1242 Words Aug 28th, 2016 5 Pages
At law, a company will become a new and separate legal entity and have limited liability once it is incorporated, and is capable of entering into contracts, and to sue and be sued. It will be completely separate from the members who have formed the company, and from the members that manage it. The separate legal personality was first established in the case Salomon v Salomon & Co Ltd and described the doctrine as a ‘double-edged sword’. This essay will explain the competing interests of this doctrine, and how this doctrine fits this analogy.

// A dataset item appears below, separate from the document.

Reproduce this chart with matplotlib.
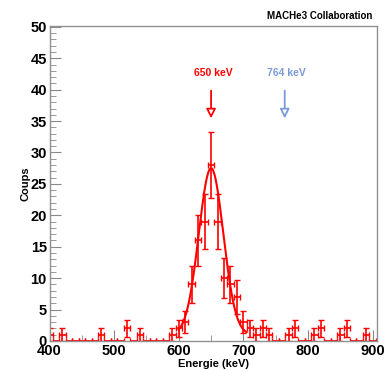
import numpy as np
import matplotlib
matplotlib.use("Agg")
from matplotlib import pyplot as plt

plt.rcParams['font.family'] = ['Liberation Sans', 'DejaVu Sans']

# Histogram bins (keV) and counts
energie = np.arange(400, 901, 10)
coups = [1, 0, 1, 0, 0, 0, 0, 0, 1, 0,
         0, 0, 2, 0, 1, 0, 0, 0, 0, 1,
         2, 3, 9, 16, 19, 28, 19, 10, 9, 7,
         3, 2, 1, 2, 1, 0, 0, 1, 2, 0,
         0, 1, 2, 0, 0, 1, 2, 0, 0, 1,
         0]

# Gaussian fit (+ flat background)
fit_amp, fit_mean, fit_sigma, fit_bkg = 26.5, 650.0, 19.0, 1.0
fit_range = (600, 705)

# expected lines
raies = [650, 764]
raies_labels = ["650 keV", "764 keV"]
raies_colors = ["#ff0000", "#7b9ad9"]

coups = np.array(coups, dtype=float)
err = np.sqrt(coups)

fig = plt.figure(figsize=(3.9, 3.71), dpi=100)
ax = fig.add_axes([0.127, 0.081, 0.840, 0.850])

ax.errorbar(energie, coups, xerr=5, yerr=err, fmt='none', ecolor='#ff0000',
            elinewidth=1.2, capsize=2, capthick=1.0)

xf = np.linspace(fit_range[0], fit_range[1], 300)
yf = fit_bkg + fit_amp * np.exp(-(xf - fit_mean)**2 / (2 * fit_sigma**2))
ax.plot(xf, yf, color='#ff0000', lw=1.5)

for e, lab, c in zip(raies, raies_labels, raies_colors):
    ax.annotate("", xy=(e, 35), xytext=(e, 40.3),
                arrowprops=dict(arrowstyle='-|>,head_width=0.28,head_length=0.55',
                                fc='white', ec=c, lw=1.3))
    ax.text(e + 3, 42.7, lab, color=c, ha='center', va='center',
            fontsize=7.5, fontweight='bold')

ax.set_xlim(400, 907)
ax.set_ylim(0, 50.2)
ax.set_xticks(np.arange(400, 901, 100))
ax.set_xticks(np.arange(400, 901, 50), minor=True)
ax.set_yticks(np.arange(0, 51, 5))
ax.set_yticks(np.arange(0, 51, 1), minor=True)

ax.tick_params(which='both', direction='in', color='#888888', top=False, right=False)
ax.tick_params(which='major', length=8, labelsize=10.5, pad=2)
ax.tick_params(which='minor', length=4)
for lab in ax.get_xticklabels() + ax.get_yticklabels():
    lab.set_fontweight('bold')
for s in ax.spines.values():
    s.set_color('#909090')
    s.set_linewidth(1.0)

ax.set_xlabel("Energie (keV)", fontsize=8, fontweight='bold', labelpad=1)
ax.set_ylabel("Coups", fontsize=8, fontweight='bold', labelpad=0)

fig.text(0.955, 0.957, "MACHe3 Collaboration", ha='right', va='center',
         fontsize=7, fontweight='bold')

fig.savefig("out.png", dpi=100)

The case Salomon v Salomon & Co Ltd primarily regarded the validity of limited liability of a single owned company in reference to the company’s legislation. In this case, Salomon sold his business to a company called “Aron Salomon and Company Limited” that was created by him and his family. The Companies Act 1862 legislation needed at least seven subscribers, so Salomon, his wife, and five children all subscribed to one share to satisfy the legislation. After a period of time, the company came to financial problems and went into liquidation. It was held that the under the Act the company is deemed valid and neither as an agent or trustee had limited liability. Therefore, Mr. Salomon could not compensate the company. However, because the company is viewed as a separate legal entity that is divergent from Salomon, it was then permissible for him to be the proprietor, and also a creditor with security which can give him the primacy over…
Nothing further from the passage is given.